How I interplant fennel it keeps it a bit cooler and thus less prone to bolting in early summer, though I fully admit the fennel I harvested last night for dinner was starting to bolt (we ate it anyway).
And speaking of interplanting, someone asked if it was okay to interplant it and again, this is where my ignorance serves me: I’ve never not interplanted fennel. I see it as a bonus vegetable, almost in the floral category with what it adds to the garden, so it’s always been interplanted and more of an ornamental vegetable than my standard work horse type crops like tomatoes and potatoes.
Irrigation
Florence fennel, like celery, forms crunchy stalks that are made of water. So yes, consistent and generous irrigation is key for this crop. Our garden beds receive an inch of water per week through our irrigation (calculated by the drip lines and how much time needed to release 1” of water).
But too much water can also be a bad thing. I’ve had springs where a beautiful fennel was harvested and had been rotting from the inside out from root rot or collar rot. I wondered at the time if perhaps I transplanted it too deep and the root collar was below ground and thus prone to rot.
Timing
Fennel is purported to grow better as the days grow shorter, meaning it’s a great fall crop. I’m trying to grow two fall successions this summer to test that theory. One is just about ready for transplanting and the next round I will seed with my fall iceberg lettuce soon (this week, mid-July).
Generally speaking, fennel should be ready about 2.5 - 3 months from when you seed it for bulbing fennel. This current harvest we’ve been having (for the past few weeks) was from our March 18 seeding that was transplanted in late April. We could have harvested these sooner, and I likely would have were it not for the garden tours. While our harvest is more like 3 months, they were sized up (the ideal size is about 4-6” wide) by mid-June. I was just holding onto their ornamental beauty and I even often let one go to seed too, just for fun.
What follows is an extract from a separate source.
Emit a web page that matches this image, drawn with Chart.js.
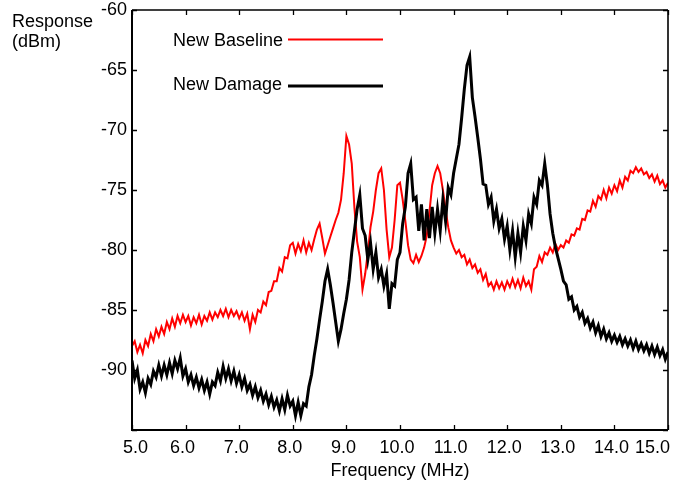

So if you’re in my climate or warmer, sowing some fennel now for fall harvest is probably a great time. In addition to the indoor sowing, I am going to give direct seeding a try too, just to compare notes on whether I do need to indoor sow them for fall. I have a feeling direct seeding will work out just fine, though I will be strategic in selecting an area where I will simply thin to the right spacing rather than transplanting so I don’t disturb the roots.
Fertility
Like so many wonderful foods, they are heavy feeders so they require soil with high organic matter and ample irrigation. I’d put it in the category with brassicas or celery, as they are both demanding in these areas too.
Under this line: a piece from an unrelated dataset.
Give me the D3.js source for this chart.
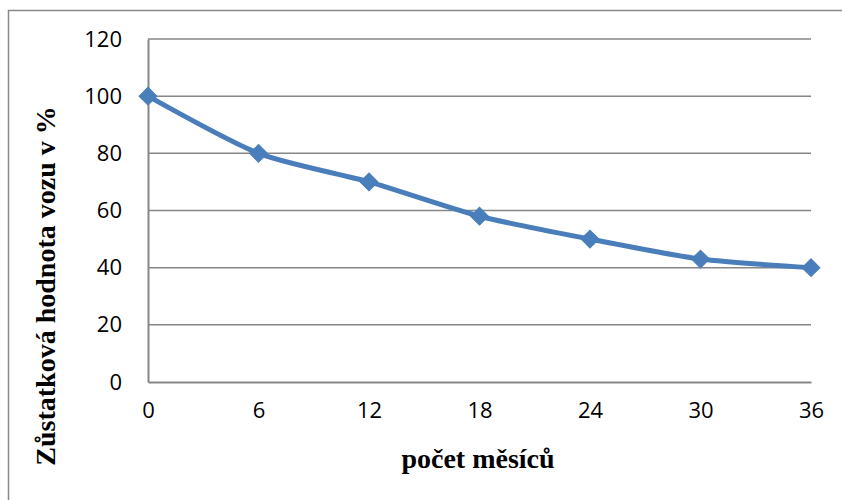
<!DOCTYPE html>
<html>
<head>
<meta charset="utf-8">
<script src="https://cdn.jsdelivr.net/npm/d3@7"></script>
<style>
  html, body { margin: 0; padding: 0; background: #fff; }
  svg { display: block; }
</style>
</head>
<body>
<svg id="chart" width="842" height="500"></svg>
<script>
// Residual value of a car over the months of ownership
const months = ["0", "6", "12", "18", "24", "30", "36"];
const residualValue = [100, 80, 70, 58, 50, 43, 40];
const yTicks = [0, 20, 40, 60, 80, 100, 120];
const xTitle = "počet měsíců";
const yTitle = "Zůstatková hodnota vozu v %";

const svg = d3.select("#chart");
const margin = { left: 148, right: 31, top: 39, bottom: 118 };
const W = 842, H = 500;

// outer chart frame
svg.append("rect")
  .attr("x", 8.5).attr("y", 10.5)
  .attr("width", 900).attr("height", 600)
  .attr("fill", "none").attr("stroke", "#888").attr("stroke-width", 1.5);

const x = d3.scalePoint().domain(months).range([margin.left, W - margin.right]);
const y = d3.scaleLinear().domain([0, 120]).range([H - margin.bottom, margin.top]);

// horizontal gridlines
svg.append("g")
  .selectAll("line")
  .data(yTicks.filter(d => d > 0))
  .join("line")
  .attr("x1", margin.left).attr("x2", W - margin.right)
  .attr("y1", d => y(d)).attr("y2", d => y(d))
  .attr("stroke", "#868686").attr("stroke-width", 1.5);

// y axis
const yAxis = svg.append("g")
  .attr("transform", `translate(${margin.left},0)`)
  .call(d3.axisLeft(y).tickValues(yTicks).tickSize(0).tickPadding(26));
yAxis.select(".domain").attr("stroke", "#868686").attr("stroke-width", 2);
yAxis.selectAll("text")
  .attr("font-family", "'Open Sans', sans-serif")
  .attr("font-size", 22).attr("fill", "#000");

// x axis
const xAxis = svg.append("g")
  .attr("transform", `translate(0,${y(0)})`)
  .call(d3.axisBottom(x).tickSize(0).tickPadding(20));
xAxis.select(".domain").attr("stroke", "#868686").attr("stroke-width", 2);
xAxis.selectAll("text")
  .attr("font-family", "'Open Sans', sans-serif")
  .attr("font-size", 22).attr("fill", "#000");

// data line
const line = d3.line()
  .x((d, i) => x(months[i]))
  .y(d => y(d))
  .curve(d3.curveCardinal.tension(0.3));

svg.append("path")
  .datum(residualValue)
  .attr("d", line)
  .attr("fill", "none")
  .attr("stroke", "#4a7ebb")
  .attr("stroke-width", 5)
  .attr("stroke-linejoin", "round");

// diamond markers
const diamond = d3.symbol().type(d3.symbolSquare).size(160);
svg.append("g")
  .selectAll("path")
  .data(residualValue)
  .join("path")
  .attr("d", diamond)
  .attr("transform", (d, i) => `translate(${x(months[i])},${y(d)}) rotate(45)`)
  .attr("fill", "#4a7ebb")
  .attr("stroke", "#4a7ebb").attr("stroke-width", 1);

// axis titles
svg.append("text")
  .attr("x", 478).attr("y", 468)
  .attr("text-anchor", "middle")
  .attr("font-family", "'Liberation Serif', 'Times New Roman', serif")
  .attr("font-weight", "bold").attr("font-size", 28)
  .text(xTitle);

svg.append("text")
  .attr("transform", "translate(55,286) rotate(-90)")
  .attr("text-anchor", "middle")
  .attr("font-family", "'Liberation Serif', 'Times New Roman', serif")
  .attr("font-weight", "bold").attr("font-size", 28)
  .text(yTitle);
</script>
</body>
</html>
I transplant our normal 1/4 cup fertilizer in with each fennel seedling. And they grow in our compost-topped raised beds.
Harvesting
To harvest, cut the plant at the root collar. It’s a pretty tough root so perhaps pruning shears are the best tool for this job (this harvesting knife is better for squash, cabbage, broccoli, and lettuce).
You can harvest your fennel at any bulb size really. Sometimes I harvest them young if we have a hankering for a certain dish. You want to catch them before they bolt as like with other crops, this does change their flavor a bit. (Although we still eat and enjoy them even after they’ve started to sprout their flower stalk.)
Pest Pressure
Delightfully, fennel has very few pests and so it’s one of the easiest crops to grow in the garden, naturally pest-free.